Como diz um velho e bom companheiro das antigas e inesquecíveis redações de jornais, ninguém se enganou com o mito. Foi – e é – endeusado até mesmo por aqueles que dispunham de alguma inteligência. Mitificaram-no porque quiseram. Estão surpresos? Aguentem, pois certamente virão novas refregas. Afinal, quem aprendeu a manusear a palmatória nunca deixará de usar o cassetete. Faz parte do perfil de qualquer capataz. É o tal do rei que não admite perder a majestade. Esse povo que “sofre” com a gritaria deve ter alguma – ou muitas – dívidas com a divindade do Planalto. Aliás, também concordando com o antigo companheiro, ninguém chega à Presidência da República sem um mínimo de tutano.
Obviamente que ele tem. Da mesma forma que deve ter farto “conhecimento” sobre o passado e o presente dos “colaboradores”. Por isso, os têm sob “contrato” eterno. O problema é o Brasil e suas instituições, a começar pelas Forças Armadas, composta de maioria esmagadora de homens e mulheres sérios, mas ainda com algumas maçãs podres, talvez remanescentes daquelas que presidentes generais do passado precisaram de muito trabalho e força interna para controlar. Os tempos são outros, mas o modus operandi dos que operam nas sombras não mudou. A diferença talvez seja a falta de argumentos ou de equipamentos para dominar a massa.
Na conta de chegada das eleições deste ano o que realmente vai valer são os votos. E esses devem ser contados como formiguinhas entrando e saindo do formigueiro. Usar a orla do Rio de Janeiro ou as largas avenidas de Brasília para desfiles de tanques, shows pirotécnicos de aviões e evolução de militares desengajados com a realidade não convencem mais os brasileiros sedentos por liberdade, emprego e renda. Em outras palavras, faz algumas décadas espetáculos deixaram de ser sinônimos de votos. Que vença o melhor. E que o melhor seja alguém de bem e verdadeiramente preocupado em minimizar os solavancos do país. Baseado nas pesquisas (são quase 20 pontos percentuais de diferença), a opção mais celebrada é a volta dos que não foram. E daí? Que venham. Vivemos em uma democracia.
Não importa que aprovemos o retorno do suposto pior dos passageiros da nave Palácio do Planalto. Também não importa se ele saiu antes do tempo de onde estava cumprindo um tal acerto de contas.
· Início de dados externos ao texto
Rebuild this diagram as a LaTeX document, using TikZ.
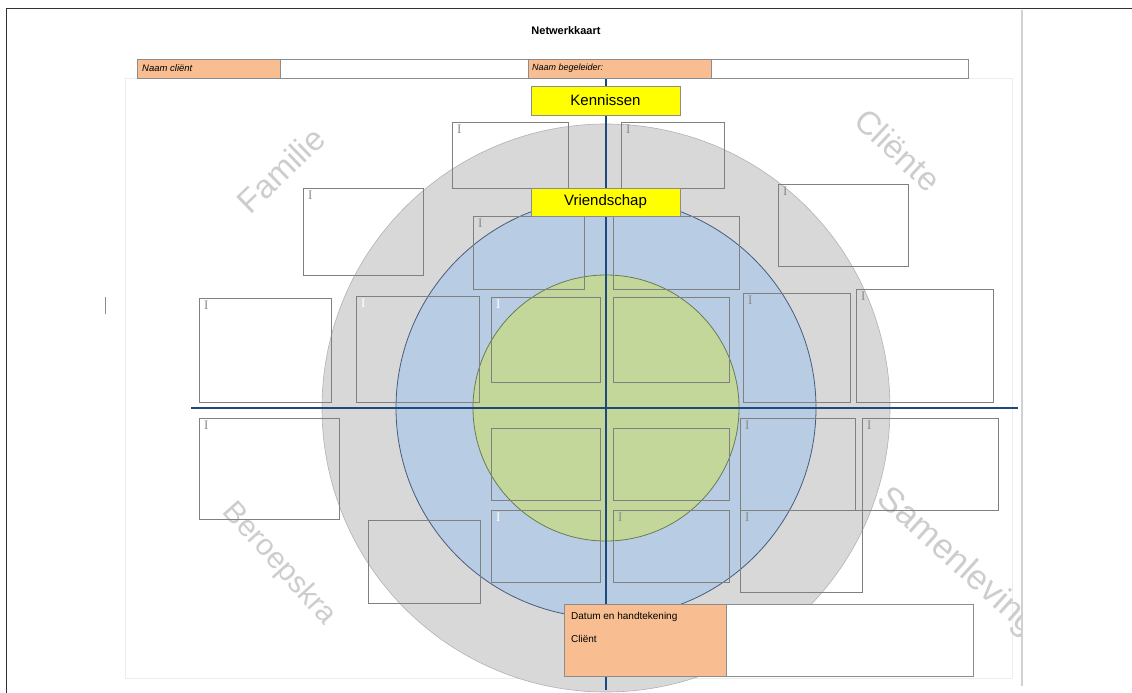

Se vencer, que volte modificado e disposto a jamais fazer o que jura nunca ter feito. Todo tempo é tempo de mostrar arrependimento. Um dia, quem sabe, o mito esqueça que não é Deus e consiga virar anjo. Caso chegue esse dia, com algum aprendizado, sem armas, com menos ódio e mais respeito ao próximo, talvez ele vença o despreparo e se lance na disputa por um novo mandato. Por enquanto, é só um aprendiz de feiticeiro. Aprenda e volte. Até lá, longa vida para o vencedor e que nossa alegria seja eterna enquanto dure.